Ripper Street and the Western Genre

When it comes to western television, I’m most interested in series that fall under the category of post-western: television shows that take the Western out of the 19th-century American West and locate it in different places and sometimes different time periods.

The AMC series The Walking Dead literally takes place in contemporary Georgia, but we are metaphorically in a frontier situation brought about by the zombie apocalypse, which has caused civilization to collapse and humanity to return to a state of nature. (See earlier posts, “Two Guys Walk into a Bar . . . .” and “Wrapping Up The Walking Dead.”)

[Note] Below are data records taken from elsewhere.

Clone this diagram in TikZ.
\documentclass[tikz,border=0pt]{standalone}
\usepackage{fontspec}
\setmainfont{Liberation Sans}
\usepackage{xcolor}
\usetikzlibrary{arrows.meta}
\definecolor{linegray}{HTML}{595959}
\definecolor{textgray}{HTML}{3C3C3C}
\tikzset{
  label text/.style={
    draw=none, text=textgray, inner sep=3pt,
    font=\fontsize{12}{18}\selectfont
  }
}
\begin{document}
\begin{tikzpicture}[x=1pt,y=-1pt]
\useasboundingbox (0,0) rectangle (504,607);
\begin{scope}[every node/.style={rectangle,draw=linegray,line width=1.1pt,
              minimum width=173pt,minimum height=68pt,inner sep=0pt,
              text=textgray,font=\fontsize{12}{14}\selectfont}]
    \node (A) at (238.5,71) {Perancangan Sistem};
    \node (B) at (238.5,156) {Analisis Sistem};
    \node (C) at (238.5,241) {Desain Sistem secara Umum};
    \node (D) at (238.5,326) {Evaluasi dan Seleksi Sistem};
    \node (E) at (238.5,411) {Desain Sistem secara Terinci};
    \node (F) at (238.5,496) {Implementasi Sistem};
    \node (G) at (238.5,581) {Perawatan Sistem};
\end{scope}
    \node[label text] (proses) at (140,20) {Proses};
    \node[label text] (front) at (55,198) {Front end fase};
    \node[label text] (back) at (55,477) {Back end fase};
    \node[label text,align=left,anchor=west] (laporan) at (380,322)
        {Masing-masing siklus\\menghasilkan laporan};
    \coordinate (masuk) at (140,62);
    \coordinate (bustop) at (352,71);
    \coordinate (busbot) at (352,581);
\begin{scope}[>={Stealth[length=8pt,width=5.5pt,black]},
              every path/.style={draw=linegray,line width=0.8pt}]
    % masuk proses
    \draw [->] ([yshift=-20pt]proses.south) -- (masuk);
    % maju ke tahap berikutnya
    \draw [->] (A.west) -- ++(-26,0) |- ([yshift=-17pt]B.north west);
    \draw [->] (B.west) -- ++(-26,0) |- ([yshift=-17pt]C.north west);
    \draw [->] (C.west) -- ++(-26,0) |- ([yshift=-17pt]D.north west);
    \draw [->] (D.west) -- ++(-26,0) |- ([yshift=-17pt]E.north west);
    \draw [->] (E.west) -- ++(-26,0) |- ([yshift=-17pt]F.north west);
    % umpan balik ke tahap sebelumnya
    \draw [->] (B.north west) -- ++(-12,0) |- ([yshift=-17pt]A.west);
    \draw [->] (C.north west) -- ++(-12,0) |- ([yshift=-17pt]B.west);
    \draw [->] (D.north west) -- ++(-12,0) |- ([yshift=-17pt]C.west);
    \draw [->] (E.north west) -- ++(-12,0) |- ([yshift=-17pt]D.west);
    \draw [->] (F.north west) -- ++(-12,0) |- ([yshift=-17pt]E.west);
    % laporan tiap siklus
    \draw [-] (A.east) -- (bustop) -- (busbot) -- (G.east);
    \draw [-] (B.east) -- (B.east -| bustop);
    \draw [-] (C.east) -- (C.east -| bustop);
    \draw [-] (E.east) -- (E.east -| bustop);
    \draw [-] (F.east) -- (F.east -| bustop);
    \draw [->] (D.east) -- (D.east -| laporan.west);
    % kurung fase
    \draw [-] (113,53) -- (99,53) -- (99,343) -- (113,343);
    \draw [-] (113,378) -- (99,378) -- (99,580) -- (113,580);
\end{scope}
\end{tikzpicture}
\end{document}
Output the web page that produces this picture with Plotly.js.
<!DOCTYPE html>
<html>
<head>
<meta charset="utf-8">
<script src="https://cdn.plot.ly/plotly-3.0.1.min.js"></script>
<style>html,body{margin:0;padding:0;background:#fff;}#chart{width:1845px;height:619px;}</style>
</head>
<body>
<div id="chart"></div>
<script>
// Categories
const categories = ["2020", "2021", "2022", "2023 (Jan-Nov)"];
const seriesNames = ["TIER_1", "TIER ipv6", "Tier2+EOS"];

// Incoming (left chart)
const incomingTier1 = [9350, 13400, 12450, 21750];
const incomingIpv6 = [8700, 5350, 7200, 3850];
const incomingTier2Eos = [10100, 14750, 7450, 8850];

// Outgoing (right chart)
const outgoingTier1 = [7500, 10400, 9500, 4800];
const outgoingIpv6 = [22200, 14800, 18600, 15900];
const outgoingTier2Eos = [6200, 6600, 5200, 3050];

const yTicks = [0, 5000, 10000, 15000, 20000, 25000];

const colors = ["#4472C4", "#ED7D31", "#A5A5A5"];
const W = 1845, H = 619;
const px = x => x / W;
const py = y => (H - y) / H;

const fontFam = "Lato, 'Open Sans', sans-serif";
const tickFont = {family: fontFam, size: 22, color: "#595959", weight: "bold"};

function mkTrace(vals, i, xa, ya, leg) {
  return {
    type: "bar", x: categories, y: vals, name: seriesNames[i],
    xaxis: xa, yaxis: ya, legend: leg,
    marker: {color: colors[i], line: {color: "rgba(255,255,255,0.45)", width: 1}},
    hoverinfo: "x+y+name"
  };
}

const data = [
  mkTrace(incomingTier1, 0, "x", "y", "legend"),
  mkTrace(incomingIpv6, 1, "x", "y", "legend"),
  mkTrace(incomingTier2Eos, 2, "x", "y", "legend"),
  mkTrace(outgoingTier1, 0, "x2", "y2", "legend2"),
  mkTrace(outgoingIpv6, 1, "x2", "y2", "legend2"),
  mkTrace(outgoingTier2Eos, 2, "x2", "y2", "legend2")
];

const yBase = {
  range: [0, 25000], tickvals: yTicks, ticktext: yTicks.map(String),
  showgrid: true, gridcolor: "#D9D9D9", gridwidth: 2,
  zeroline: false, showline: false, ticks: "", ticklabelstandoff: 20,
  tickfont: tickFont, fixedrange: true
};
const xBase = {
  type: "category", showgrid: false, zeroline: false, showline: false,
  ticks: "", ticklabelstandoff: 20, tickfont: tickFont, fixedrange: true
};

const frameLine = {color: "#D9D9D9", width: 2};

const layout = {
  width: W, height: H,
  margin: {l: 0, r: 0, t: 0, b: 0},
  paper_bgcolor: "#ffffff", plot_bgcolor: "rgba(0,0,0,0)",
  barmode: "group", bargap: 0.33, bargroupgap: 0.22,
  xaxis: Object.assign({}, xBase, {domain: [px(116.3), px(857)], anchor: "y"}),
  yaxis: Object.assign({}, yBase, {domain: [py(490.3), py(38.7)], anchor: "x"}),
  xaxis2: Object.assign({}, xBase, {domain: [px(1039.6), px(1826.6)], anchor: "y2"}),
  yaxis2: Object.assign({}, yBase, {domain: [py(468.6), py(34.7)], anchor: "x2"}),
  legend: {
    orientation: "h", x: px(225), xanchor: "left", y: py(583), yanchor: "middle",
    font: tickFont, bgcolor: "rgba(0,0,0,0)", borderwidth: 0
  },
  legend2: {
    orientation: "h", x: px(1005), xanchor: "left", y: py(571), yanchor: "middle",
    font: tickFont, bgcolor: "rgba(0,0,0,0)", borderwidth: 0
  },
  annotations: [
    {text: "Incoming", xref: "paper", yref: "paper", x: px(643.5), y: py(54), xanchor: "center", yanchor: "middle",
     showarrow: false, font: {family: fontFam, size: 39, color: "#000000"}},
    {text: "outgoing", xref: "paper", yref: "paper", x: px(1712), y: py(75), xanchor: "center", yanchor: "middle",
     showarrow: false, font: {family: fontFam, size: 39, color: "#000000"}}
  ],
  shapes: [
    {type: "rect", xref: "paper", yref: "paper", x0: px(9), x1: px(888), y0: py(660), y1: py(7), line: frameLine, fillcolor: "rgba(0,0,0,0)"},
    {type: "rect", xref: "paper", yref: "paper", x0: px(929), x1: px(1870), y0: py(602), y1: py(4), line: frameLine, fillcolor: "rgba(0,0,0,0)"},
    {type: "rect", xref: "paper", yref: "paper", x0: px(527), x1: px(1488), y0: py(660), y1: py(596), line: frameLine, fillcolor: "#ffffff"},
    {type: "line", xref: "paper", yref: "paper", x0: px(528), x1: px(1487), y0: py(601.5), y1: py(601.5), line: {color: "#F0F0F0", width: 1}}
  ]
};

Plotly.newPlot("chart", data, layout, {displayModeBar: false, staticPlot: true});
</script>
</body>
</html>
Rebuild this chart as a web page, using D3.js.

The F/X series Justified places the western and its Stetson-wearing hero U. S. Marshal Raylan Givens in contemporary Kentucky, where the metaphorical state of frontier lawlessness has been brought about by local drug dealers and crime families hidden away in the Kentucky hills and worsened by incursions of organized crime from the metropolis of Detroit. (See, for example, the blog post Justified: Season Two Begins.) Breaking Bad similarly uses a contemporary setting for its story of  and outlaw chemistry-teacher-turned meth kingpin, but actually locates its story in the American West, New Mexico.

One of the most interesting post-westerns at the moment is Ripper Street, a joint production of BBC One and BBC America. Ripper Street is particularly interesting to consider as a western in large part because its setting comes nowhere near the American West (or America). A collaborative British/American production, Ripper Street fashions a deliberately British/American hybrid drama by setting the drama in nineteenth-century Whitechapel. The Jack the Ripper murders are in the recent past, but their effects are felt throughout the series. But it’s not Jack the Ripper, really, that dominates the series—it’s the setting of Whitechapel presented as a kind of frontier town. One character describes the East End of London as Frederick Jackson Turner did the frontier, as a “safety valve” destination for civilized London’s excess population: in this case, the immigrants, homeless, criminals, prostitutes, and addicts.

With plenty of mud, blood, and violence, Ripper Street combines the sensibilities of the series Deadwood with those of the British costume drama. With its focus on a police station in 1889, with its central character Detective Inspector Reid, played by Matthew McFadden, and its fascination with the early days of the medical post-mortem, you might think of Ripper Street as combining Deadwood, Downton Abbey, and C. S. I. And for those of us who miss the creative cursing of Deadwood, it’s quite a thrill to hear one Ripper Street character call another “A low murdering false son of a bitch cocksucker.” The allusions to Deadwood are quite clear and deliberate.

The television post-western  signals its genre roots through visual signs and other allusions to western conventions (e.g. Raylan’s hat in Justified). Ripper Street’s most obvious western allusion is the character Homer Jackson (American actor Adam Rothenberg), an American in London, who is the Al Swearingen of the series, operating a brothel with his wife and partner Susan. As we discover, not only does Jackson have medical skills, which he employs as a kind of freelance coroner, but he is a former Pinkerton agent—a staple character type of the dime novel western.

In the most clearly western episode of the series, “A Man of My Company,” a group of Pinkertons arrive in London as bodyguards for a wealthy American investor. In the group is Frank Goodnight, who has a grudge with Jackson. The Americans do what Americans do in British drama: bring crateloads of guns with them, ignore the rule of law, beat up women, torture journalists, and engage in kidnapping, murder, and general brutality. The climax of the episode is a showdown in the center of a city street between Jackson and Goodnight. As is typical of the hybridization of the series, the gunfight plays out in ways that suggest both a European-style duel and a western showdown.

Given the popularity of the western in the golden age of television, almost all television programming in America since the 1970s is in a sense post-western. What is unique about the contemporary shows that I categorize as post-western is that they very clearly, even obviously, draw our attention to their roots in the genre western.

Season Two of Ripper Street is currently airing on BBC One and is scheduled to air on BBC America in 2014. The first season of Ripper Street is currently available on DVD for American audiences.